Stored entries

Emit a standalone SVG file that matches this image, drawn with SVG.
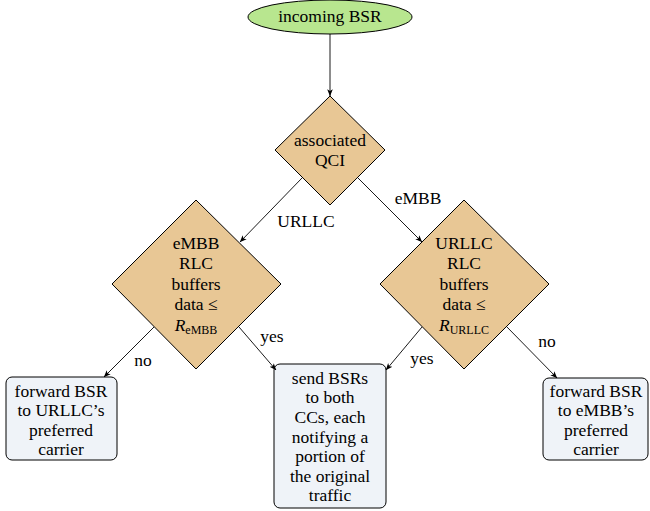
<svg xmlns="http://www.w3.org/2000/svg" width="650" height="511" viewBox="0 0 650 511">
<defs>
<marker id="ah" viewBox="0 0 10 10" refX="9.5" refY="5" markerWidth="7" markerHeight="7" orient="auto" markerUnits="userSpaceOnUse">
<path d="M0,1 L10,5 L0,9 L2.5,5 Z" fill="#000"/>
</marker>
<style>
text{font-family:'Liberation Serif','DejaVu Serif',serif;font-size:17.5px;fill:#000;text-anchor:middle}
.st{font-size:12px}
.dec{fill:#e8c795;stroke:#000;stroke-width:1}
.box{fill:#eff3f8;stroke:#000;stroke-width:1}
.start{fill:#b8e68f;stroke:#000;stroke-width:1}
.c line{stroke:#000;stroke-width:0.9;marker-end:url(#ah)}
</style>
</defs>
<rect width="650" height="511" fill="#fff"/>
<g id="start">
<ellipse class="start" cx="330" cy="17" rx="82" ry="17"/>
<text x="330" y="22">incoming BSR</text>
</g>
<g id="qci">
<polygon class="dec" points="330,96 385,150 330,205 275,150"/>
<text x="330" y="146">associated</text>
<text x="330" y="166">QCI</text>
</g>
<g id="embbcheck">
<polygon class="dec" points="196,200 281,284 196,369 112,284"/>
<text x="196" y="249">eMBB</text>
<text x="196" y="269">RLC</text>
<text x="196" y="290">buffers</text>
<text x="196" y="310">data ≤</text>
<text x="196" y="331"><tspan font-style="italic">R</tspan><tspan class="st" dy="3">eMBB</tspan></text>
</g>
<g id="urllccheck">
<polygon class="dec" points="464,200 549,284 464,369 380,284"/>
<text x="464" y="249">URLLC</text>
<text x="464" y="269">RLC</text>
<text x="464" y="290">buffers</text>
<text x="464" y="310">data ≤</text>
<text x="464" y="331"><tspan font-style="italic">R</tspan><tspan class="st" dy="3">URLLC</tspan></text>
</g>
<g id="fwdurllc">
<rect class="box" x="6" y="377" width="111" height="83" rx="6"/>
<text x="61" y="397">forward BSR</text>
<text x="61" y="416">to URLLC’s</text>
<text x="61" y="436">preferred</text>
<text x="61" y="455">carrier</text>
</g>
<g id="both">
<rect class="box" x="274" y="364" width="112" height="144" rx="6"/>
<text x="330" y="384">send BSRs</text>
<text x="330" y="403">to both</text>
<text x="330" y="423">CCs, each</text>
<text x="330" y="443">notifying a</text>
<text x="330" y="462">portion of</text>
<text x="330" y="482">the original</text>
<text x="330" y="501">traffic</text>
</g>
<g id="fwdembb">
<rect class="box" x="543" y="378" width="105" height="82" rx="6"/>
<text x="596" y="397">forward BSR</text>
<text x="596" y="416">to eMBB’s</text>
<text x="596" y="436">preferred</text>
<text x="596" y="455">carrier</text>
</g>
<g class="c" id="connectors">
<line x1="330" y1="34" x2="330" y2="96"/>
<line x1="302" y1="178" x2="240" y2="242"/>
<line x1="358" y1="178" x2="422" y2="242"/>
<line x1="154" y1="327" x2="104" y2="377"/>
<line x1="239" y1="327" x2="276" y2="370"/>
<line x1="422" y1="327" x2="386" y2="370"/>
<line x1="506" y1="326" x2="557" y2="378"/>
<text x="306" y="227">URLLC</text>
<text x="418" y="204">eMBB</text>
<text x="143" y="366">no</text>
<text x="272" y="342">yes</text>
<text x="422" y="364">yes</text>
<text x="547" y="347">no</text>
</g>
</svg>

---

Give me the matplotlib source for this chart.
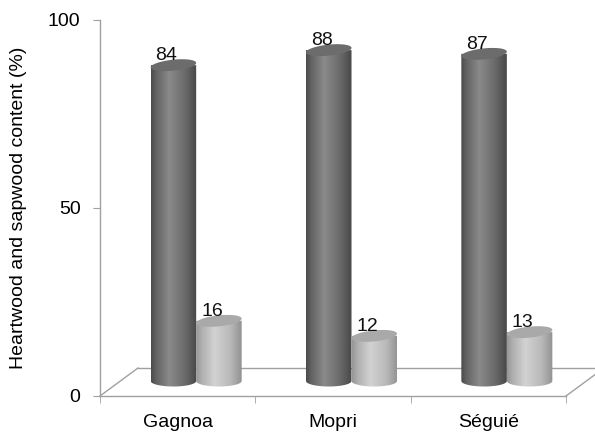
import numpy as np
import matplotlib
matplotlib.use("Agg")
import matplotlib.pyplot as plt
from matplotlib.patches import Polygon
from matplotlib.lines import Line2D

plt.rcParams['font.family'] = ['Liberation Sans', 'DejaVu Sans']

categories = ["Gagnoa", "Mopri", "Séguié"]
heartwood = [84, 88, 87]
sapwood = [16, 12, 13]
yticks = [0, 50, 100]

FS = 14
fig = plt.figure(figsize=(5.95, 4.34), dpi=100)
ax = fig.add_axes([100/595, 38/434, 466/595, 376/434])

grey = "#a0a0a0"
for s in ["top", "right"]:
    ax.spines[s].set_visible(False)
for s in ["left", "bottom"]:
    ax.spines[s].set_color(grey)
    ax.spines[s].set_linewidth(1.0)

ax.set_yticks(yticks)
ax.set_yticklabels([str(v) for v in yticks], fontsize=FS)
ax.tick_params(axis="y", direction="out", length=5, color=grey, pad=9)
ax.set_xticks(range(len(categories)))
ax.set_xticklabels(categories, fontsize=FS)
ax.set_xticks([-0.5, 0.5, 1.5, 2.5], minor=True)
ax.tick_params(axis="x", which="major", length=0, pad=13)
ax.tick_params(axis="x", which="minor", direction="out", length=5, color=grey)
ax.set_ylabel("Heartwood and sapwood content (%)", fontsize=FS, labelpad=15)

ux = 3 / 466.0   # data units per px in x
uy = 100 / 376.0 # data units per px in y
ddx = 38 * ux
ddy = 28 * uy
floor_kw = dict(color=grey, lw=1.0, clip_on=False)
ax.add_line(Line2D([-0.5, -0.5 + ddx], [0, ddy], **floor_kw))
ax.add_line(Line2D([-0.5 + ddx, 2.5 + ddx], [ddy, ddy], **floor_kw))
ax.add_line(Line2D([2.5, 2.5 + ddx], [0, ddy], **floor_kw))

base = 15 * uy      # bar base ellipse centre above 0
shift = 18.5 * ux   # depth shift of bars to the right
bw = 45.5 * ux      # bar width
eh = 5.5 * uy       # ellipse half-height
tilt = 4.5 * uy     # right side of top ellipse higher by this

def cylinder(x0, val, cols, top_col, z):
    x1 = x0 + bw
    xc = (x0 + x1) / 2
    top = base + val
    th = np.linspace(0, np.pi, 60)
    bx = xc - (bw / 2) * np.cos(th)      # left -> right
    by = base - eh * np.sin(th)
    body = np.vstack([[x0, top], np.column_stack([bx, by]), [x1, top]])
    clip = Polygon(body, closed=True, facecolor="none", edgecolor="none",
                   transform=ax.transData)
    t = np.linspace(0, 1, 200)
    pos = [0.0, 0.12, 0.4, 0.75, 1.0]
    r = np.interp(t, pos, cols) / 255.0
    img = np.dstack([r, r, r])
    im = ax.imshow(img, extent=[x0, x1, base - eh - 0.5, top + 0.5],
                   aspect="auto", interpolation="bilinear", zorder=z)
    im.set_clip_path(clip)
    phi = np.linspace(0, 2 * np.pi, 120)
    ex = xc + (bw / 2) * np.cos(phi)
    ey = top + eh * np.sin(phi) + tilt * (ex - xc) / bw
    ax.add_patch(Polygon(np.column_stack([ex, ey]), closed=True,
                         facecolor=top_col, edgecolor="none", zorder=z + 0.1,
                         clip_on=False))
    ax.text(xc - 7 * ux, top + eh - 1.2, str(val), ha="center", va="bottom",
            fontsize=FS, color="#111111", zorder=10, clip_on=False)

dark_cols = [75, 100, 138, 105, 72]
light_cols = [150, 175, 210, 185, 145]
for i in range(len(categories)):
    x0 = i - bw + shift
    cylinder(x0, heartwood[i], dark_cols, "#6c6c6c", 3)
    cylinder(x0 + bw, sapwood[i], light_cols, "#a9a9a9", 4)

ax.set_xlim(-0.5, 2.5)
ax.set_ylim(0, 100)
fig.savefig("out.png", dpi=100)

=== Your objective ===
Each line in the entries above that includes the string "matplotlib" should be extracted.

=== Complete answer ===
Give me the matplotlib source for this chart.
import matplotlib
matplotlib.use("Agg")
import matplotlib.pyplot as plt
from matplotlib.patches import Polygon
from matplotlib.lines import Line2D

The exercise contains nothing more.